Davis did not think it was odd that a preteen boy was always on hand at Jackson's Encino, Calif., home where the interviews took place over an intermittent eight-month period.




"It was like his ward. It was like Batman and Robin. He was a very nice kid," Davis said. "But there were several of them. They all looked like (actor) Macaulay Culkin, and then they became Macaulay Culkin who you may remember was called to testify at the (Jackson's 2005 child-molestation) trial.




"I'm sure they were bedding down with Mike, but I don't believe for a minute that he ever molested them or touched them or anything like that, or gave them alcohol."




Rather, Davis surmised that they were playmates in Jackson's innocent fantasy world.

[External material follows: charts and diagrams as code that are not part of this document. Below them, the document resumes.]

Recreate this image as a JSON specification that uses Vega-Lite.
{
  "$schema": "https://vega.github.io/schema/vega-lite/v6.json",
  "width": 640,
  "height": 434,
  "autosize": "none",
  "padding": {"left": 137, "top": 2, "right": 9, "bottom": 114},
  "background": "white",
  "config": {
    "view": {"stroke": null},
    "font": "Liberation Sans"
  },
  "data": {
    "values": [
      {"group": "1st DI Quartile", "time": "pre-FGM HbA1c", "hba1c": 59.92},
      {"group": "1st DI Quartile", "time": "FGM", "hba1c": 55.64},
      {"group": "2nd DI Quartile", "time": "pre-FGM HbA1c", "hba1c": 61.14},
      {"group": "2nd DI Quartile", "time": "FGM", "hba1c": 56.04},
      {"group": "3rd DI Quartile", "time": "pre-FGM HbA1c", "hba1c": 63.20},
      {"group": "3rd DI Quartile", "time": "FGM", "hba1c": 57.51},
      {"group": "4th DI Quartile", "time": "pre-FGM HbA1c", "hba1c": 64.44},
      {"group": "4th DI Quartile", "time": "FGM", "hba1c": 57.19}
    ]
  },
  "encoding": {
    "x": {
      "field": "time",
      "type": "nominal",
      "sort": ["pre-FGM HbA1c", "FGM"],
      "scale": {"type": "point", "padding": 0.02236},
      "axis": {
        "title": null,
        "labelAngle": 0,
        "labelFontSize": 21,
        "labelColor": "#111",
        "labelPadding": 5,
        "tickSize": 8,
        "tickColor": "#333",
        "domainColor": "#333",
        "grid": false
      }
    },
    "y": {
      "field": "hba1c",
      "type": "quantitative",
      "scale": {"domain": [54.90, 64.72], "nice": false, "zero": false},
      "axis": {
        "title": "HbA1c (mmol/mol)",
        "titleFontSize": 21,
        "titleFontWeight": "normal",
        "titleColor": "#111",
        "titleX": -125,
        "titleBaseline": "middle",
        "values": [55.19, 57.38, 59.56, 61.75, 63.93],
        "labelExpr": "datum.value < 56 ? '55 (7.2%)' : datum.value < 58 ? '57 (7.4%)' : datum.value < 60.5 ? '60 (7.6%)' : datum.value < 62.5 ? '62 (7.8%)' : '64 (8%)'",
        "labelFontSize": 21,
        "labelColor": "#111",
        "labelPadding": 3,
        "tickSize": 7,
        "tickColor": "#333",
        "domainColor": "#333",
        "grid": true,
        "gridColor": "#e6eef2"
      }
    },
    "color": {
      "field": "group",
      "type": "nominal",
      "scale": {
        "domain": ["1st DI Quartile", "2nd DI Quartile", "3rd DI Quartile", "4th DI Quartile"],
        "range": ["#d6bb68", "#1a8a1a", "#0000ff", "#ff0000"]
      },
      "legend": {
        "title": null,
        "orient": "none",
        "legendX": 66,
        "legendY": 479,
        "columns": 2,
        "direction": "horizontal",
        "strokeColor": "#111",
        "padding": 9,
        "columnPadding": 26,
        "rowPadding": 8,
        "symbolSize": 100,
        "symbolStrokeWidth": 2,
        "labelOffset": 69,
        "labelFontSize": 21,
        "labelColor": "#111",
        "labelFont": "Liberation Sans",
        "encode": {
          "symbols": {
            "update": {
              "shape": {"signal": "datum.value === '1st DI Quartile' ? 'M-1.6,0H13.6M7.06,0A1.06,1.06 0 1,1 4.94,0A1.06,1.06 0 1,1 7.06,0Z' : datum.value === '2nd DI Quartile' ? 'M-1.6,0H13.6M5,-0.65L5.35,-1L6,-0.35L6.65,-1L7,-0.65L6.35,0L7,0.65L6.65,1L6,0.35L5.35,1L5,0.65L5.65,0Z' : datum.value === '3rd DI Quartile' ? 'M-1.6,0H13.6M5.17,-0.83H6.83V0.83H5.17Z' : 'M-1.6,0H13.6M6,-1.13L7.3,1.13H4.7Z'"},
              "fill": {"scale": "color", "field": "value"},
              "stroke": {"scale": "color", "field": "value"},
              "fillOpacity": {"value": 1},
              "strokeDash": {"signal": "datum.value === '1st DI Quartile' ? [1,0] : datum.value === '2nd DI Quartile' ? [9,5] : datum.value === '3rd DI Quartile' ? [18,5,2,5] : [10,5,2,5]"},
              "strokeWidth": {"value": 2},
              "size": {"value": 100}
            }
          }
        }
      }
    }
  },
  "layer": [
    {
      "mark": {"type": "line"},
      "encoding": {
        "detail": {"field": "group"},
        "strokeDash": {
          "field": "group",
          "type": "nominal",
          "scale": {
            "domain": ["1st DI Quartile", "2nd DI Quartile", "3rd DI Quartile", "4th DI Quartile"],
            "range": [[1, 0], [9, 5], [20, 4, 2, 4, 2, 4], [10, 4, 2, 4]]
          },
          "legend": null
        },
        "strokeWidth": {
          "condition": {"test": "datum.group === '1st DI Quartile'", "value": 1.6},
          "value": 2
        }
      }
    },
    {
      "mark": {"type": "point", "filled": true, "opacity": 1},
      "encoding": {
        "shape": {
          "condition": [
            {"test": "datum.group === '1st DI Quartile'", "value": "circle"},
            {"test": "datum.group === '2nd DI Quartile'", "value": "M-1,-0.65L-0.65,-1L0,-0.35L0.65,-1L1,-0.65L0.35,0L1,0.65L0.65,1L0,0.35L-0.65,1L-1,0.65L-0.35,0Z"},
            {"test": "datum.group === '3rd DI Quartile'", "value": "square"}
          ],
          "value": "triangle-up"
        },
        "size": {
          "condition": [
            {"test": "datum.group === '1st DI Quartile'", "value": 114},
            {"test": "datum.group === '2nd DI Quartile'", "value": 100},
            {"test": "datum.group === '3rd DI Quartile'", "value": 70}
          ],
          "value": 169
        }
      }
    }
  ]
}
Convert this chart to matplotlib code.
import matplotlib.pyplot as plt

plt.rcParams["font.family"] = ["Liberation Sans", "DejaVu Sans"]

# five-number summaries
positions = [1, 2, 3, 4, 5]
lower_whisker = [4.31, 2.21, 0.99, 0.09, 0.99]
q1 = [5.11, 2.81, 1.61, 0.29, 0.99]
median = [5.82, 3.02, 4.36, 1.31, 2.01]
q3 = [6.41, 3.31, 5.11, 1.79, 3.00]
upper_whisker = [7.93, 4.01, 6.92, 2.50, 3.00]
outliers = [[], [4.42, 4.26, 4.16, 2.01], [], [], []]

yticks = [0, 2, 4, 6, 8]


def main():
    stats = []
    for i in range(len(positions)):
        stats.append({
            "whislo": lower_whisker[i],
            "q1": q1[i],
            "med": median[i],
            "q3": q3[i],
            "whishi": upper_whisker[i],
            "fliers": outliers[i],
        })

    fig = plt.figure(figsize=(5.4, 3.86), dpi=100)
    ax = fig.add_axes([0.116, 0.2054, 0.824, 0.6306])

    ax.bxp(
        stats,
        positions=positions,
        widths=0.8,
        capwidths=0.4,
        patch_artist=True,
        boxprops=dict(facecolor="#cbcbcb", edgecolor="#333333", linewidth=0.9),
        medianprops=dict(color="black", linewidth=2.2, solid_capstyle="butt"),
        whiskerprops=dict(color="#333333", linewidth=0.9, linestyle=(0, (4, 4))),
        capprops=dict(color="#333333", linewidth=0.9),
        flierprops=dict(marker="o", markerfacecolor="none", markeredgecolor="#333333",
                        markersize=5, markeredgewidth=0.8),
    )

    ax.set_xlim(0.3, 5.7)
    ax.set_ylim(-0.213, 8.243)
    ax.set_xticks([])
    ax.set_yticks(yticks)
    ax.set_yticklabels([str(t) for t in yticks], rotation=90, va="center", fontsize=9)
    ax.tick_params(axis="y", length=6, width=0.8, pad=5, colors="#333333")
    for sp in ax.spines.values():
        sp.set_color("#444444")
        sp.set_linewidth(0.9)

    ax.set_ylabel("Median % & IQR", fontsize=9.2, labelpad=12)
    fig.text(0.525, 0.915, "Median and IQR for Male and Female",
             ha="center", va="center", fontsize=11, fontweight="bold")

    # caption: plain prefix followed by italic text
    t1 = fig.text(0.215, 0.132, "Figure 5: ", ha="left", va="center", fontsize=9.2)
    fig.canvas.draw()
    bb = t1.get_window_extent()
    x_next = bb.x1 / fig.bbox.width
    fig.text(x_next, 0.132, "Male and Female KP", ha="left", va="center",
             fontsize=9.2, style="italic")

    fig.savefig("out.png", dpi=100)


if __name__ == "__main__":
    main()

They would play videogames, watch movies and run errands for him.




With Onassis applying deadline pressure, Davis hurriedly cobbled his interview transcripts into a narrative, sent off a rough draft and waited to be fired for shoddy work. But within a few weeks, Doubleday was sending him back proofs to check.




"It undermined my faith in publishing a little," he said. "I'm not even sure he read it completely...Or someone did, maybe his lawyer or manager."




Davis and Jackson never kept in touch. He occasionally bumped into Onassis while they were summering on Martha's Vineyard, but the whole Jackson saga remained a sensitive issue until she died of cancer in 1994.

(Editing by Bob Tourtellotte)

http://new.music.yahoo.com/michael-...ackson-book-a-headache-for-jackie-o--61991201
 
So it was Ghostwritten.
Im really sad about this. I wish he wrote it himself. The voice of the prose and the entire story sounded so much like him.
That ghost writer did an excellent job :(
 
So it was Ghostwritten.
Im really sad about this. I wish he wrote it himself. The voice of the prose and the entire story sounded so much like him.
That ghost writer did an excellent job :(

I think it's very rare that a book by a famous person, who is not a writer, is not ghostwritten.
 
Yeah but it's still sad.
I really resonated with that book and connected with him in a more intimate way. Now i realize it was with some random guy that just happened to voice his spirit brilliantly.
 
I think it's very rare that a book by a famous person, who is not a writer, is not ghostwritten.

Very true. The format is to have many long interviews and the writer basicaly pieces togehter a book form that material.